Full Reserve Banking Pros & Cons
The advantages of the full reserve banking system, when compared to the current fiat system, will become all too clear to students of monetary economics in the years ahead, but you might not hear much about it until our current financial system collapses.
Our predicament of unserviceable debts, insatiable government spending programs, and ever-increasing budget/trade deficits are all terrible omens of a forthcoming global financial crisis the like of which we have never before seen.
The full reserve banking system will not prevent the coming collapse, but it may emerge from it as a better way forward once the collapse is upon us.
As the name implies, a full reserve system would force our banks to hold in reserve all of their customers’ current account deposits (also called ‘demand-deposits’ i.e., not including savings deposits or ‘time-deposits’).
The system would be initiated by the central-bank printing new money with which to purchase interest-bearing assets from the commercial banks. This process would continue until the banks had raised enough money from the sale of these non-liquid assets that they have enough money to backup their entire demand-deposit liabilities.
They would be prevented from loaning out a single penny of this backup money, and they would need to maintain a 100% backup in future in order to cover any increase in the size of their customers’ current account money.
What is the main benefit of 100% reserves?
When the economy enters a growth period, and both consumer & business confidence improve, our current fractional reserve system encourages banks to rapidly accelerate their lending in an unsustainable way. This lending is fueled by loaning out a larger multiple of the money deposited in current accounts.
As history has repeatedly proven, this leads to a rapid expansion of the entire money supply, with inevitable overheating that leads to the boom-bust business cycle. See my page about the money multiplier for more explanation on this.
Keep in mind that savings deposits are excluded from the 100% reserve requirement. This is because any increase in aggregate spending by borrowers is completely offset by reductions in aggregate spending by savers. Money saved in time deposits cannot be loaned out multiple times, because it does not circulate multiple times, it is tied to investments.
In a full reserve banking system, it is only when person A saves more (and thereby spends less) that person B can borrow more (and thereby spend more). Total spending remains the same, the total money supply is unaltered, and therefore this type of lending creates no impetus for a new boom-bust cycle to begin.
A near elimination of the business cycle would result, because no malinvestment during boom-periods, and no increase in unemployment or bankruptcies during bust-periods, can occur.
Another pleasing side-effect is that there can be no excessive profits for greedy bankers, or huge golden-handshake pension rewards, as they walk away from the catastrophic recessions that they themselves cause.
The full reserve banking system is a much fairer system.
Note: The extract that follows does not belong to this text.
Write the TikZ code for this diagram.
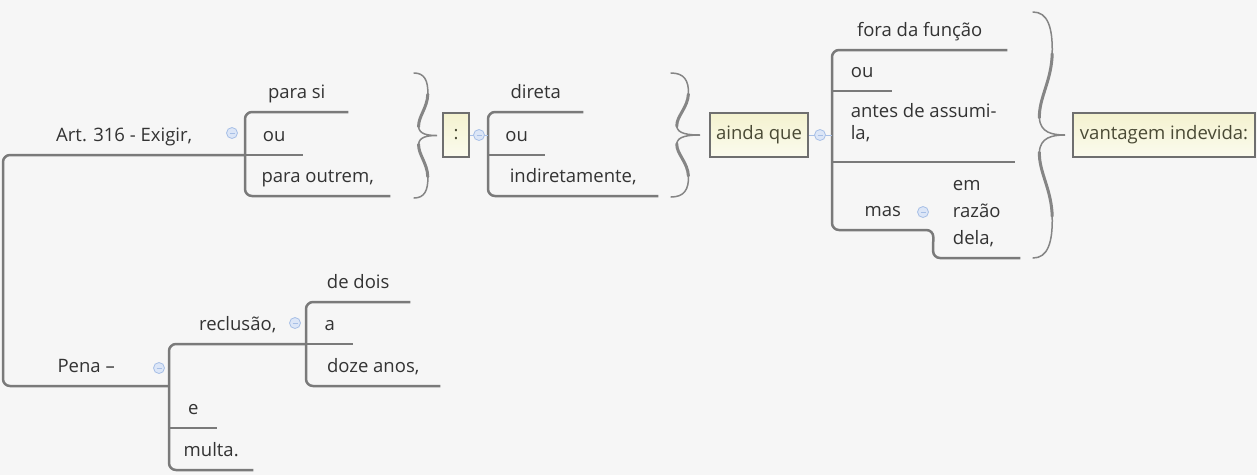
\documentclass[tikz,border=0pt]{standalone}
\usepackage{fontspec}
\setmainfont{Open Sans}

\definecolor{fundo}{HTML}{F6F6F6}
\definecolor{linha}{HTML}{7A7A7A}
\definecolor{chavecor}{HTML}{858585}
\definecolor{texto}{HTML}{333333}
\definecolor{caixatexto}{HTML}{4A4A35}
\definecolor{caixaborda}{HTML}{6F6F6F}
\definecolor{caixatopo}{HTML}{F4F2CF}
\definecolor{caixabase}{HTML}{FBFBEE}
\definecolor{botaofundo}{HTML}{DCE6F7}
\definecolor{botaolinha}{HTML}{A7BFE6}

\newcommand{\fonteramo}{\fontsize{18.5}{22}\selectfont}

\begin{document}
\begin{tikzpicture}[x=1pt, y=-1pt,
    ramo/.style={draw=linha, line width=2.5pt, rounded corners=7pt},
    topico/.style={anchor=south west, inner xsep=0pt, inner ysep=0pt,
        text height=13pt, text depth=13pt, text=texto, font=\fonteramo},
    caixa/.style={draw=caixaborda, line width=2pt, top color=caixatopo,
        bottom color=caixabase, text=caixatexto, font=\fonteramo,
        inner sep=0pt, minimum height=44},
    botao/.style={circle, minimum size=11pt, inner sep=0pt, fill=botaofundo,
        draw=botaolinha, line width=0.8pt,
        path picture={\draw[botaolinha, line width=1pt]
            ([xshift=-2.5pt]path picture bounding box.center) --
            ([xshift=2.5pt]path picture bounding box.center);}},
    elo/.style={draw=botaolinha, line width=1pt},
    chave/.pic={
        \draw[chavecor, line width=1.5pt, line cap=round]
            (0,0) .. controls (0.45,0) and (0.62,0.06) .. (0.6,0.17)
            .. controls (0.58,0.28) and (0.18,0.35) .. (0.2,0.43)
            .. controls (0.22,0.49) and (0.6,0.5) .. (1,0.5)
            .. controls (0.6,0.5) and (0.22,0.51) .. (0.2,0.57)
            .. controls (0.18,0.65) and (0.58,0.72) .. (0.6,0.83)
            .. controls (0.62,0.94) and (0.45,1) .. (0,1);
        \draw[chavecor, line width=3pt, line cap=round]
            (0.6,0.17) .. controls (0.58,0.28) and (0.18,0.35) .. (0.2,0.43);
        \draw[chavecor, line width=3pt, line cap=round]
            (0.2,0.57) .. controls (0.18,0.65) and (0.58,0.72) .. (0.6,0.83);
    }]

        \useasboundingbox (0,0) rectangle (1257,475);
        \fill[fundo] (0,0) rectangle (1257,475);

        % Art. 316
        \node[topico, minimum width=242] (art) at (3,155) {Art. 316 - Exigir,};
        \node[topico, minimum width=103] (parasi) at (245,112) {para si};
        \node[topico, minimum width=58] (ou1) at (245,155) {ou};
        \node[topico, minimum width=145] (outrem) at (245,196) {para outrem,};

        \node[caixa, minimum width=26] (doispontos) at (456,135) {:};
        \node[topico, minimum width=95] (direta) at (488,112) {direta};
        \node[topico, minimum width=57] (ou2) at (488,155) {ou};
        \node[topico, minimum width=170] (indireta) at (488,196) {indiretamente,};

        \node[caixa, minimum width=98] (aindaque) at (759,135) {ainda que};
        \node[topico, minimum width=175] (fora) at (832,50) {fora da função};
        \node[topico, minimum width=60] (ou3) at (832,91) {ou};
        \node[topico, minimum width=183, align=left, text depth=22pt] (antes) at (832,162) {antes de assumi-\\la,};
        \node[topico, minimum width=101] (mas) at (832,230) {mas};
        \node[topico, minimum width=87, align=left] (razao) at (933,258) {em\\[5pt]razão\\[5pt]dela,};

        \node[caixa, minimum width=182] (vantagem) at (1164,135) {vantagem indevida:};

        % Pena
        \node[topico, minimum width=166] (pena) at (3,386) {Pena –};
        \node[topico, minimum width=137] (reclusao) at (169,344) {reclusão,};
        \node[topico, minimum width=104] (dedois) at (306,302) {de dois};
        \node[topico, minimum width=47] (letraa) at (306,344) {a};
        \node[topico, minimum width=134] (doze) at (306,386) {doze anos,};
        \node[topico, minimum width=48] (e) at (169,428) {e};
        \node[topico, minimum width=84] (multa) at (169,470) {multa.};

        % ligacoes
        \draw[ramo] (art.south east) -- (art.south west) -- (pena.south west) -- (pena.south east);
        \draw[ramo] (parasi.south east) -- (parasi.south west) -- (outrem.south west) -- (outrem.south east);
        \draw[ramo] (ou1.south west) -- (ou1.south east);
        \draw[ramo] (direta.south east) -- (direta.south west) -- (indireta.south west) -- (indireta.south east);
        \draw[ramo] (ou2.south west) -- (ou2.south east);
        \draw[ramo] (fora.south east) -- (fora.south west) -- (mas.south west) -- (mas.south east)
            -- (razao.south west) -- (razao.south east);
        \draw[ramo] (ou3.south west) -- (ou3.south east);
        \draw[ramo] (antes.south west) -- (antes.south east);
        \draw[ramo] (multa.south east) -- (multa.south west) -- (reclusao.south west) -- (reclusao.south east);
        \draw[ramo] (e.south west) -- (e.south east);
        \draw[ramo] (dedois.south east) -- (dedois.south west) -- (doze.south west) -- (doze.south east);
        \draw[ramo] (letraa.south west) -- (letraa.south east);

        % chaves
        \pic[xscale=23, yscale=125] (chave1) at (414,73) {chave};
        \pic[xscale=29, yscale=124] (chave2) at (671,73) {chave};
        \pic[xscale=32, yscale=246] (chave3) at (1033,12) {chave};

        % botoes
        \draw[elo] (doispontos.east) -- (doispontos.east -| direta.south west);
        \draw[elo] (aindaque.east) -- (aindaque.east -| fora.south west);
        \node[botao] (b-art) at (232,133) {};
        \node[botao] (b-pena) at (159,368) {};
        \node[botao] (b-reclusao) at (295,323) {};
        \node[botao] (b-mas) at (923,212) {};
        \node[botao] (b-doispontos) at (479,135) {};
        \node[botao] (b-aindaque) at (820,135) {};
    \end{tikzpicture}
\end{document}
Similarly, with no business cycle caused by periodic excessive bank lending, it would be virtually impossible to ever have another serious financial crisis. Even if a bank-run were to somehow begin, with people rushing to get their money out of the banks, those banks would be able to immediately repay every single penny that they owe – because everything that they owe, at any point in time, is held in reserve!
What is the major disadvantage?
A full reserve banking system has never been tried before… and so there is significant risk and uncertainty involved.
We can’t be sure that the banks would not be able create excessive credit via some other means. People are extremely resourceful and the free-market has a way of creating supply whenever there is a demand.
For example, some other medium of exchange, one that’s outside of government and the banking system’s control, might be used to increase lending when economic circumstances are primed for a new boom-bust cycle.
Perhaps cryptocurrency could somehow fulfill this role, although it is difficult to see how this could happen without a complicit government.
For the full reserve banking system to work, it is an absolute necessity that the authorities are wholly committed to making it work. The simplicity of the system would make it much easier for the government to avoid its customary incompetence with such matters, but no system can succeed without a firm commitment towards making it work.